Chinese Schoolchildren Fall Ill Due to ‘Toxic’ Running Tracks

Young students all across China have been falling ill due to an unsuspecting, atypical, and quite surprising reason. The culprit? Toxic running tracks in the schools.

State broadcaster CCTV released a rare undercover report Tuesday which revealed that industrial waste is being used in the manufacturing of running tracks.

The incidents of children affected – who have suffered nosebleeds, headaches, and coughing – have been reported in the provinces of Jiangsu, Guangdong, and at least 15 other Chinese cities.

China’s Ministry of Education announced that inspections will take place nationwide this summer.

Students in Beijing have been hit by this case of toxic tracks as well. When children began experiencing health issues, the local government ordered the inspection of all sports tracks and fields in the province, BBC News reports.

These inspections, in many instances, revealed high levels of potentially carcinogenic chemicals in new synthetic turfs, including the extremely poisonous compound, formaldehyde.

The Chinese undercover television investigation into multiple track manufacturers exposed that as a means to reduce the production cost, the companies used substandard waste, including discarded tyres.

The Ministry of Education has now said it will send environmental protection and quality watchdogs to inspect running tracks and fields across the country, and will remove any of which do not live up to safety standards.

The ministry claims that it is taking the problem “very seriously.” Those responsible for the negligence will “face resolute and serious punishment with no mercy given,” it added.

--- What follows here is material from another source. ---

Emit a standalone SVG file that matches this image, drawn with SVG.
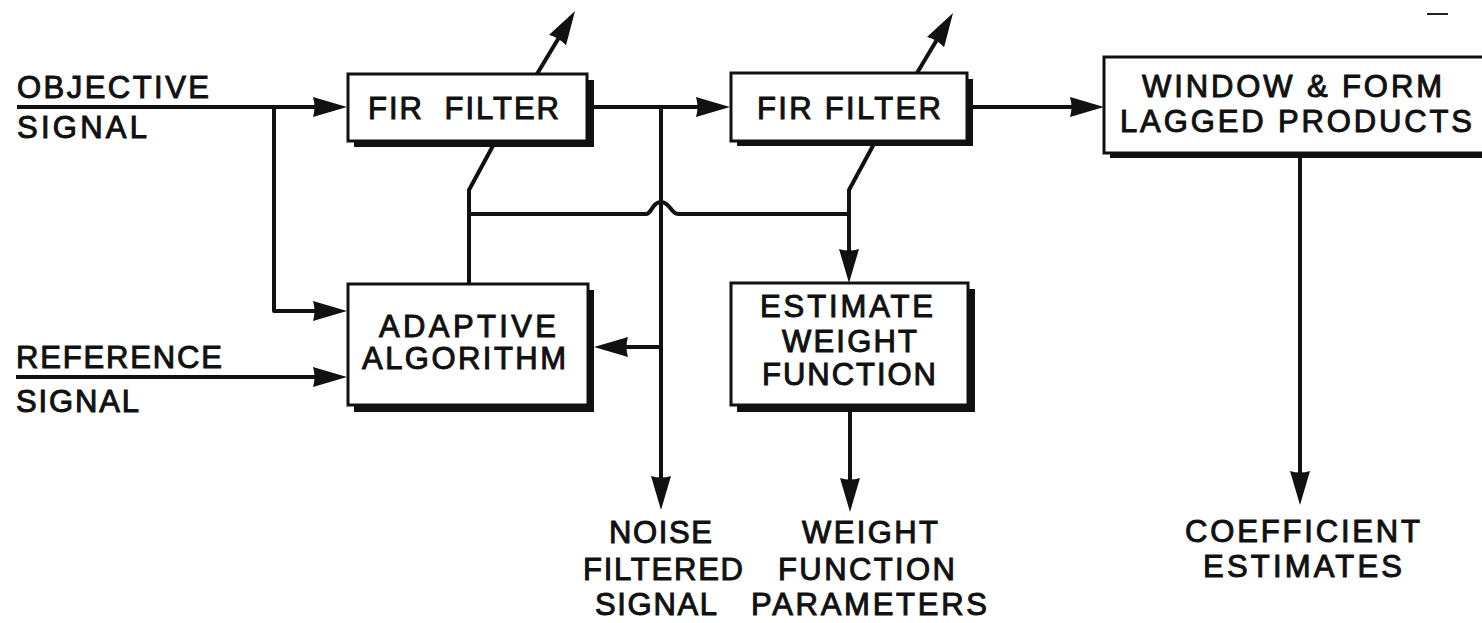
<svg xmlns="http://www.w3.org/2000/svg" width="1482" height="623" viewBox="0 0 1482 623">
  <style>
    .lbl { font-family: "Liberation Sans", Arial, Helvetica, sans-serif; font-size: 31px; fill: #111; stroke: #111; stroke-width: 1px; }
    .box { fill: #fff; stroke: #111; stroke-width: 3; }
    .shadow { fill: #111; }
    .wire { fill: none; stroke: #111; stroke-width: 4; stroke-linejoin: round; }
    .arr { marker-end: url(#arrow); }
  </style>
  <defs>
    <marker id="arrow" viewBox="0 0 34 22" refX="26" refY="11" markerWidth="34" markerHeight="22" markerUnits="userSpaceOnUse" orient="auto">
      <path d="M0,1 L34,11 L0,21 Q3,11 0,1 Z" fill="#111"/>
    </marker>
  </defs>

  <rect width="1482" height="623" fill="#fff"/>

  <!-- signal paths -->
  <g id="connectors">
    <!-- objective signal into first filter, with branch to adaptive algorithm -->
    <path class="wire arr" d="M17,107 H339"/>
    <path class="wire arr" d="M274,107 V311 H339"/>
    <!-- reference signal -->
    <path class="wire arr" d="M16,377 H339"/>
    <!-- first filter to second filter -->
    <path class="wire arr" d="M594,107 H722"/>
    <!-- noise filtered signal tap -->
    <path class="wire arr" d="M661,107 V502"/>
    <path class="wire arr" d="M661,347 H602"/>
    <!-- second filter to window block -->
    <path class="wire arr" d="M973,107 H1096"/>
    <!-- coefficient estimates out -->
    <path class="wire arr" d="M1300,158 V497"/>
    <!-- weight function parameters out -->
    <path class="wire arr" d="M850,412 V504"/>
    <!-- weight update bus with hop over the tap line -->
    <path class="wire" d="M469,284 V190 L495,142"/>
    <path class="wire" d="M469,214 H646 C652,214 652,202 661,202 C670,202 671,214 678,214 H849"/>
    <path class="wire" d="M875,142 L849,190 V214"/>
    <path class="wire arr" d="M849,214 V275"/>
    <!-- coefficient outputs above the filters -->
    <path class="wire arr" d="M537,74 L570.9,17.8"/>
    <path class="wire arr" d="M917,73 L948.9,19.8"/>
    <!-- stray mark -->
    <path d="M1427,14 H1448" stroke="#222" stroke-width="2"/>
  </g>

  <g id="fir1">
    <rect class="shadow" x="354" y="80" width="240" height="67"/>
    <rect class="box" x="348" y="74" width="239" height="67"/>
    <text class="lbl" x="368" y="119" textLength="191" lengthAdjust="spacing" word-spacing="10">FIR FILTER</text>
  </g>

  <g id="fir2">
    <rect class="shadow" x="737" y="79" width="236" height="67"/>
    <rect class="box" x="731" y="73" width="236" height="68"/>
    <text class="lbl" x="757" y="119" textLength="184" lengthAdjust="spacing">FIR FILTER</text>
  </g>

  <g id="window">
    <rect class="shadow" x="1110" y="63" width="400" height="95"/>
    <rect class="box" x="1104" y="57" width="400" height="96"/>
    <text class="lbl" x="1142" y="97" textLength="300" lengthAdjust="spacing">WINDOW &amp; FORM</text>
    <text class="lbl" x="1120" y="132" textLength="352" lengthAdjust="spacing">LAGGED PRODUCTS</text>
  </g>

  <g id="adaptive">
    <rect class="shadow" x="354" y="290" width="240" height="122"/>
    <rect class="box" x="348" y="284" width="240" height="121"/>
    <text class="lbl" x="379" y="337" textLength="177" lengthAdjust="spacing">ADAPTIVE</text>
    <text class="lbl" x="362" y="369" textLength="204" lengthAdjust="spacing">ALGORITHM</text>
  </g>

  <g id="estimate">
    <rect class="shadow" x="737" y="289" width="238" height="123"/>
    <rect class="box" x="731" y="283" width="237" height="122"/>
    <text class="lbl" x="760" y="317" textLength="173" lengthAdjust="spacing">ESTIMATE</text>
    <text class="lbl" x="782" y="352" textLength="135" lengthAdjust="spacing">WEIGHT</text>
    <text class="lbl" x="762" y="385" textLength="174" lengthAdjust="spacing">FUNCTION</text>
  </g>

  <g id="in-objective">
    <text class="lbl" x="17" y="98" textLength="192" lengthAdjust="spacing">OBJECTIVE</text>
    <text class="lbl" x="17" y="138" textLength="130" lengthAdjust="spacing">SIGNAL</text>
  </g>

  <g id="in-reference">
    <text class="lbl" x="16" y="368" textLength="206" lengthAdjust="spacing">REFERENCE</text>
    <text class="lbl" x="16" y="412" textLength="123" lengthAdjust="spacing">SIGNAL</text>
  </g>

  <g id="out-noise-filtered">
    <text class="lbl" x="609" y="543" textLength="103" lengthAdjust="spacing">NOISE</text>
    <text class="lbl" x="583" y="580" textLength="160" lengthAdjust="spacing">FILTERED</text>
    <text class="lbl" x="595" y="615" textLength="122" lengthAdjust="spacing">SIGNAL</text>
  </g>

  <g id="out-weight-params">
    <text class="lbl" x="802" y="543" textLength="136" lengthAdjust="spacing">WEIGHT</text>
    <text class="lbl" x="778" y="580" textLength="177" lengthAdjust="spacing">FUNCTION</text>
    <text class="lbl" x="751" y="615" textLength="236" lengthAdjust="spacing">PARAMETERS</text>
  </g>

  <g id="out-coefficients">
    <text class="lbl" x="1185" y="542" textLength="235" lengthAdjust="spacing">COEFFICIENT</text>
    <text class="lbl" x="1203" y="577" textLength="199" lengthAdjust="spacing">ESTIMATES</text>
  </g>
</svg>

Construction of any new tracks has been suspended, and an increase in oversight of officials involved in the production and building of running tracks has been implemented, according to the ministry.  

At least one school in Beijing has already begun tearing up its track.

However, parents of Beijing schoolchildren took to protest last week against inexcusable safety standards, complaining that in numerous cases, the noxious tracks have not yet been removed.